Just the mention of F. Scott Fitzgerald conjures images of Jazz Age romps through the French Riviera, Long Island’s Gold Coast, or Roaring ’20s Manhattan. Yet it was Lake Forest, Illinois, a suburb just north of Chicago, that the writer considered the most glamorous place in the world.

It was one girl who made the town wondrous for him. Ginevra King, the eldest daughter of stockbroker Charles Garfield King, was the It girl of Lake Forest. Known for her dark, curly hair and deep voice, Ginevra was part of a group of debutantes called the “Big Four” that included the golfer Edith Cummings, one of America’s first superstar female athletes.
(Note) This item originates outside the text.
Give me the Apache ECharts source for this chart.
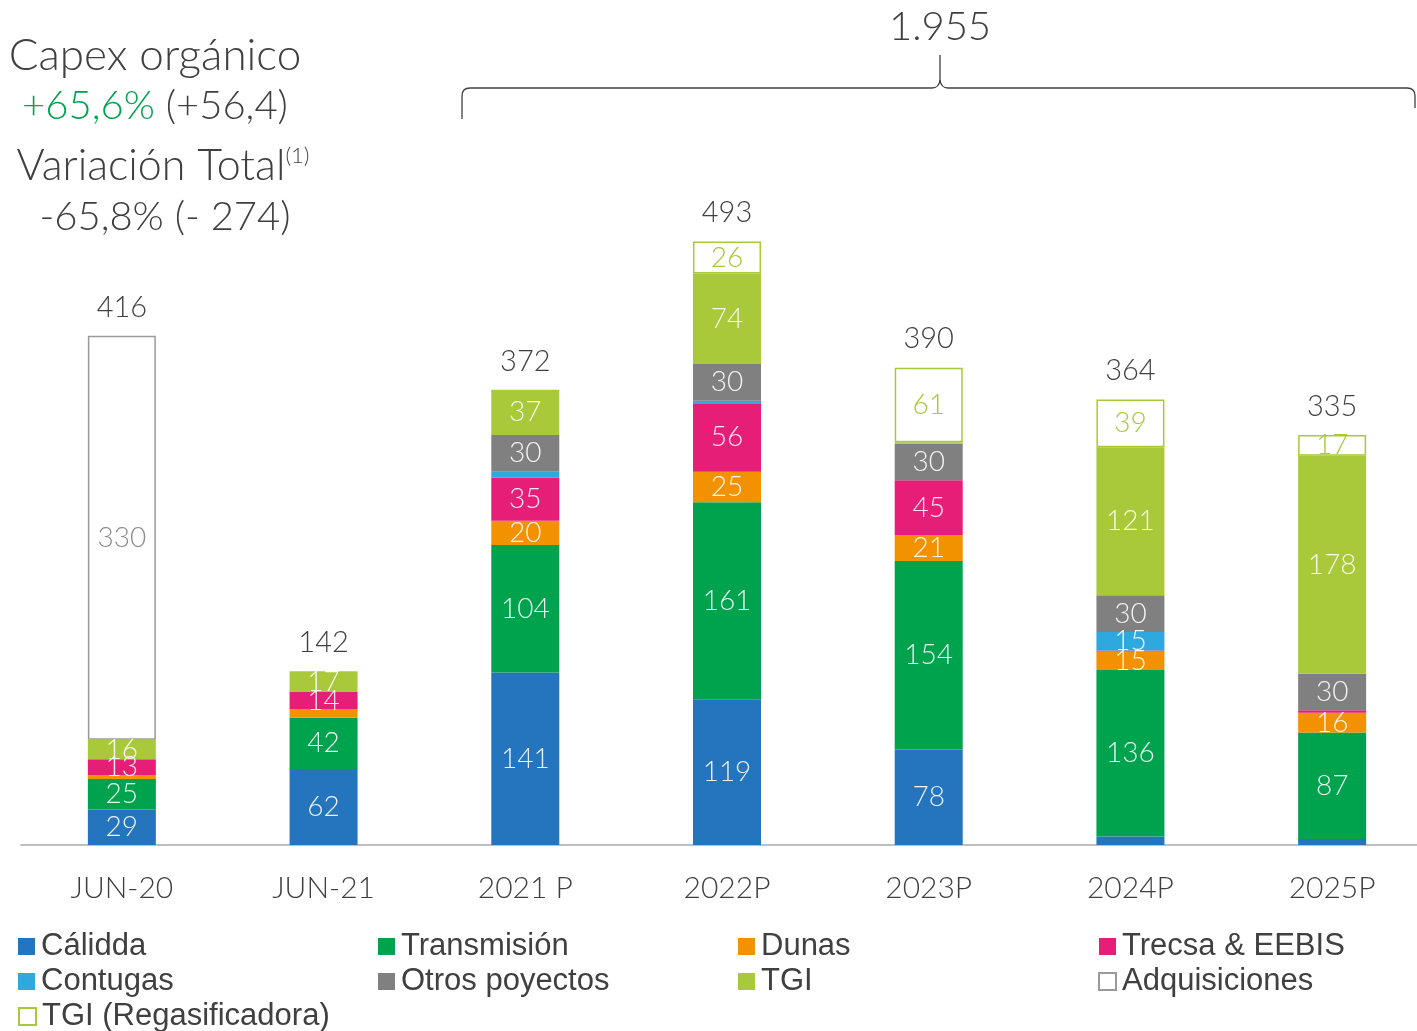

Ginevra was definitely out of Fitzgerald’s league.

The sprawling 1906 home has been lovingly restored by its new owners, but it hasn’t lost many Jazz Age touches that Fitzgerald might recognize.

The pair had a short relationship, meeting first at a party in Fitzgerald’s hometown of St. Paul, Minnesota, in 1915. They wrote letters to each other, and Fitzgerald visited King at her home, but within two years the relationship was over. In 1918, King would marry the son of a banker (and grace the cover of Town & Country). Fitzgerald would go on to write some of the most famous stories in American literature. Still, whether it was Isabelle Borgé in This Side of Paradise, his debut novel, or Daisy Buchanan in Gatsby, King was the inspiration for almost all of Fitzgerald’s fictional women. And Lake Forest would forever stay in his mind as more than a place, as an ideal. Kingdom Come Farm, the sprawling mansion built for the Kings in 1906 by Howard Van Doren Shaw, served as the heart of the writer’s life in this period, and today it’s once again the grand house it used to be.

“Here’s the room where the party would make their way out to the lawn,” says Jeanette Hodgkinson, pushing open doors that lead to the back yard of the home she and her husband Danny moved into in 2019. That’s likely where, if the legend is true, Charles King told Fitzgerald that “poor boys shouldn’t think of marrying rich girls.”

But 1915 was a long time ago. Over the years the home’s luster faded; it changed hands repeatedly and was remodeled in Colonial Revival style with Art Deco touches in 1938. It was updated again in the mid-’50s, but after that, nothing. Paint chipped, mold set in, a statue in the pool made by the architect’s daughter, Sylvia Shaw Judson, went missing. “There was a buck living in the back yard,” Danny says.

When the couple first visited the home, it was just months away from demolition. The Hodgkinsons bought Kingdom Come Farm and 1.4 acres, including an English garden, in the fall of 2018 for less than $700,000—a significantly lower price than years earlier, when the house and five acres of land were listed for more than $6 million.

You could always tell through his fiction where Fitzgerald had been. His time in France influenced Tender Is the Night, and, of course, Long Island’s toniest towns served as the setting for The Great Gatsby. But, judging from Fitzgerald’s written works, Lake Forest was a forgotten chapter in his life. That might explain why the home’s importance has been overlooked. Even the Hodgkinsons were initially unaware of the connection. “It just felt special,” Jeanette says.